Leonardtown High School is a comprehensive public high school in Leonardtown, Maryland, United States, for students in grades 9–12. It offers college preparatory programs and programs that prepare students for business and technical occupations. It serves the community in the central portion of St. Mary's County, Maryland, between the Potomac River and Patuxent River. The area is a mixture of rural and suburban communities. Many of the families are employed by NAS Patuxent River, government contractors, St. Mary's College of Maryland, St Mary's County government and others involved in the traditional agriculture and water related businesses.

Leonardtown High School is accredited by the Middle States Association of Colleges and Secondary Schools and the Maryland State Department of Education.

Leonardtown High School Athletics belongs to the Southern Maryland Athletic Conference and competes in Division 4A in the state competitions force.

On May 24, 2024, the No. 6 seeded Leonardtown Raiders Varsity Baseball Team defeated the No. 1 seeded Walt Whitman Vikings 2-0 at Regency Furniture Stadium to claim the MPSSAA Class 4A Baseball State Championship.

On May 25, 2024 the Leonardtown softball team won the MPSSAA Class 4A Softball State Championship, beating Eleanor Roosevelt High School by a score of 14-0 at the University of Maryland.
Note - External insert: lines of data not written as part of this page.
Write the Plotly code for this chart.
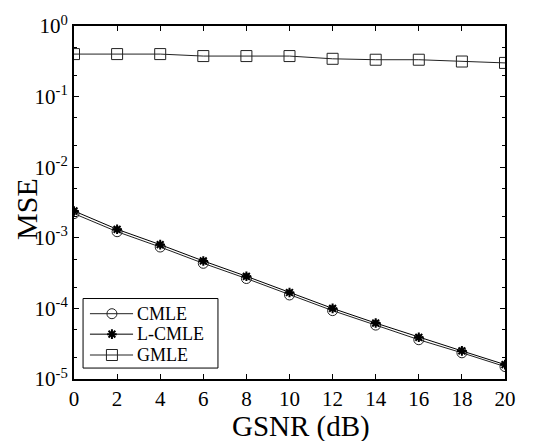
import plotly.graph_objects as go

gsnr = [0, 2, 4, 6, 8, 10, 12, 14, 16, 18, 20]
cmle = [2.2e-3, 1.22e-3, 7.4e-4, 4.35e-4, 2.65e-4, 1.55e-4, 9.3e-5, 5.8e-5, 3.6e-5, 2.35e-5, 1.5e-5]
lcmle = [2.4e-3, 1.32e-3, 8.0e-4, 4.7e-4, 2.85e-4, 1.68e-4, 1.0e-4, 6.2e-5, 3.9e-5, 2.5e-5, 1.6e-5]
gmle = [0.40, 0.40, 0.40, 0.375, 0.375, 0.375, 0.343, 0.333, 0.333, 0.314, 0.30]

series_names = ["CMLE", "L-CMLE", "GMLE"]
y_tickvals = [1e-5, 1e-4, 1e-3, 1e-2, 1e-1, 1]
y_ticktext = ["10<sup>-5</sup>", "10<sup>-4</sup>", "10<sup>-3</sup>", "10<sup>-2</sup>", "10<sup>-1</sup>", "10<sup>0</sup>"]
x_tickvals = gsnr
x_title = "GSNR (dB)"
y_title = "MSE"

font = "Liberation Serif"

styles = [
    dict(line=dict(color="#222", width=1),
         marker=dict(symbol="circle-open", size=10, color="#222", line=dict(width=1))),
    dict(line=dict(color="#000", width=1),
         marker=dict(symbol="asterisk-open", size=8, color="#000", line=dict(width=2))),
    dict(line=dict(color="#222", width=1),
         marker=dict(symbol="square-open", size=11, color="#222", line=dict(width=1))),
]

fig = go.Figure()
for name, vals, st in zip(series_names, [cmle, lcmle, gmle], styles):
    fig.add_trace(go.Scatter(x=gsnr, y=vals, name=name, mode="lines+markers",
                             showlegend=False, **st))

# manual legend (samples drawn in an overlay axis spanning [0, 1])
leg_x0, leg_x1, leg_y0, leg_y1 = 0.021, 0.334, 0.031, 0.228
row_y = [0.185, 0.127, 0.068]
line_x = [0.037, 0.137]
mark_x = 0.088
text_x = 0.143

fig.add_shape(type="rect", xref="paper", yref="paper", x0=leg_x0, x1=leg_x1, y0=leg_y0, y1=leg_y1,
              line=dict(color="black", width=1), fillcolor="rgba(0,0,0,0)", layer="above")
for name, ry, st in zip(series_names, row_y, styles):
    fig.add_trace(go.Scatter(x=line_x, y=[ry, ry], mode="lines", line=st["line"],
                             xaxis="x2", yaxis="y2", showlegend=False, hoverinfo="skip"))
    fig.add_trace(go.Scatter(x=[mark_x], y=[ry], mode="markers", marker=st["marker"],
                             xaxis="x2", yaxis="y2", showlegend=False, hoverinfo="skip"))
    fig.add_annotation(x=text_x, y=ry, xref="paper", yref="paper", text=name, showarrow=False,
                       xanchor="left", yanchor="middle", borderpad=0,
                       font=dict(family=font, size=18, color="black"))

fig.add_annotation(x=0.527, y=-0.086, xref="paper", yref="paper", text=x_title, showarrow=False,
                   xanchor="center", yanchor="top", borderpad=0,
                   font=dict(family=font, size=29, color="black"))
fig.add_annotation(x=-0.109, y=0.482, xref="paper", yref="paper", text=y_title, showarrow=False,
                   textangle=-90, xanchor="center", yanchor="middle",
                   font=dict(family=font, size=30, color="black"))

fig.update_layout(
    width=545, height=441,
    margin=dict(l=74, r=40, t=24, b=62),
    paper_bgcolor="white", plot_bgcolor="white",
    font=dict(family=font, color="black", size=20),
    showlegend=False,
    xaxis=dict(range=[0, 20], tickvals=x_tickvals, showgrid=False, zeroline=False,
               showline=True, linecolor="black", linewidth=2, mirror="allticks",
               ticks="inside", ticklen=5, tickcolor="black",
               tickfont=dict(family=font, size=21)),
    yaxis=dict(type="log", range=[-5, 0], tickvals=y_tickvals, ticktext=y_ticktext,
               showgrid=False, zeroline=False,
               showline=True, linecolor="black", linewidth=2, mirror="allticks",
               ticks="inside", ticklen=5, tickcolor="black",
               minor=dict(ticks="inside", ticklen=3, tickcolor="black", showgrid=False),
               tickfont=dict(family=font, size=21)),
    xaxis2=dict(range=[0, 1], overlaying="x", anchor="y2", visible=False, fixedrange=True),
    yaxis2=dict(range=[0, 1], overlaying="y", anchor="x2", visible=False, fixedrange=True),
)

fig.write_html("out.html")
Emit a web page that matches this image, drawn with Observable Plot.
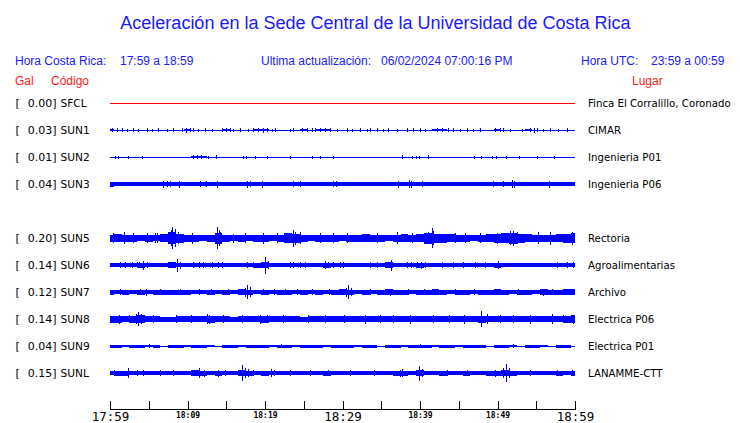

According to Public School Review, as of 2022, Leonardtown High School is ranked #45 out of 1,343 schools, which ranks it among the top 5% of public schools in Maryland.

==2025 Senior Prank==
On May 16, 2025 administrators arrived to find the school vandalized. According to Principal Jamie Copsey, security video shows several masked individuals roaming the building. The masked individuals left paint splattered on walls, oil dumped down stairwells, peanut butter smeared on doors and lockers, and live chickens released inside the school.

==Notable alumni==
- Heather Cooke - Graduated in 2006 and was a cast member on the MTV2 series The Real World
- Jamie Gillan - Graduated in 2015 and former punter for the Cleveland Browns and current punter for the New York Giants

==Sister school==
Kanagawa Prefectural Hibarigaoka High School in Japan became the sister school of Leonardtown High in October 1991, when the county board of education and representatives from Maryland formalized an agreement.